United States District Court, D. Colorado

September 17, 2018

CITY OF BOULDER, and John Does 1-10, Defendants.


          Marcia S. Krieger Chief United States District Judge

         THIS MATTER comes before the Court pursuant to the Court's discussion with the parties during a hearing on August 15, 2018 (# 46), and the parties' supplemental briefing on the issue of Pullman abstention (# 48, 49).


         For purposes of this Order, the pertinent facts of this case are straightforward and undisputed. On May 15, 2018, the City of Boulder adopted Ordinance 8245. That Ordinance amended the Boulder Revised Code to prohibit, within the City of Boulder, the sale or possession of “assault weapons” (defined generally as semi-automatic rifles, pistols, and shotguns having certain specific characteristics) and large-capacity ammunition magazines (defined generally as magazines with a capacity of more than 10 rounds, 15 for pistols), among other things. The Ordinance provided that individuals in possession of such weapons or magazines as of the passage of the Ordinance could choose to retain those items by providing certain information about the items to the Boulder Police Department, undergoing a background check, and obtaining a “certificate” to be kept with the weapon or magazine.[1]

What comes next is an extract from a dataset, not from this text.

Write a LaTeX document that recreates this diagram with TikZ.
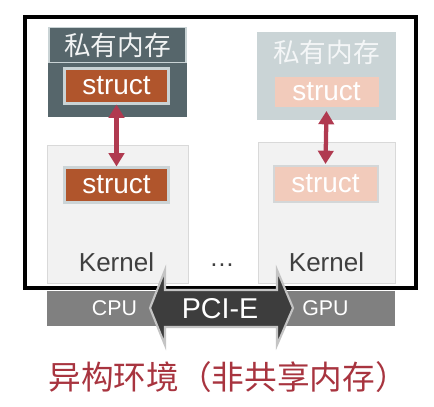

         The Plaintiffs - citizens of the City of Boulder and entities with various interests in the sale or possession of weapons within Boulder - commenced this action challenging the Ordinances. Their Amended Complaint (# 41) asserts a total of 39 claims, although the bulk of those claims are a core group of seven distinct claims, asserted by each of the five Plaintiffs: (i) a claim that the Ordinances violate the Second Amendment to the United States Constitution; (ii) a claim that the Ordinances violate the Due Process Clause of the Constitution (apparently a substantive due process claim, as it contends that the Ordinance lacks “any legitimate government objective”); (iii) a claim that the Ordinances violate the Takings Clause of the 5thAmendment to the U.S. Constitution, in that the Ordinances “force [the Plaintiffs] to surrender [their] lawfully acquired and lawfully owned property . . . without any government compensation”; (iv) a claim that the Ordinances violate the First Amendment to the Constitution, in that they compel the Plaintiffs “to speak to the Boulder Police Department and provide information about banned, but currently exempted, firearms”; (v) a claim asserting a violation of the Privileges and Immunities Clause of the 14th Amendment to the Constitution, in that the Ordinance deprives them of the rights secured by the Second Amendment; (vi) a claim that the Ordinances violate Article 2, § 13 of the Colorado Constitution, which guarantees citizens the right to keep and bear arms; and (vii) a claim that the Ordinances violate Article 2, § 3 of the Colorado Constitution, which guarantees citizens the right “of enjoying and defending their lives and liberties, ” in that the Ordinance deprives them of their right of self-defense. In addition, to these core claims (and certain additional claims asserted by certain specific Plaintiffs), two claims by unspecified Plaintiffs seek a declaratory judgment that the Ordinance violates home rule provisions found in C.R.S. § 29-11.7-102 and -103.[2]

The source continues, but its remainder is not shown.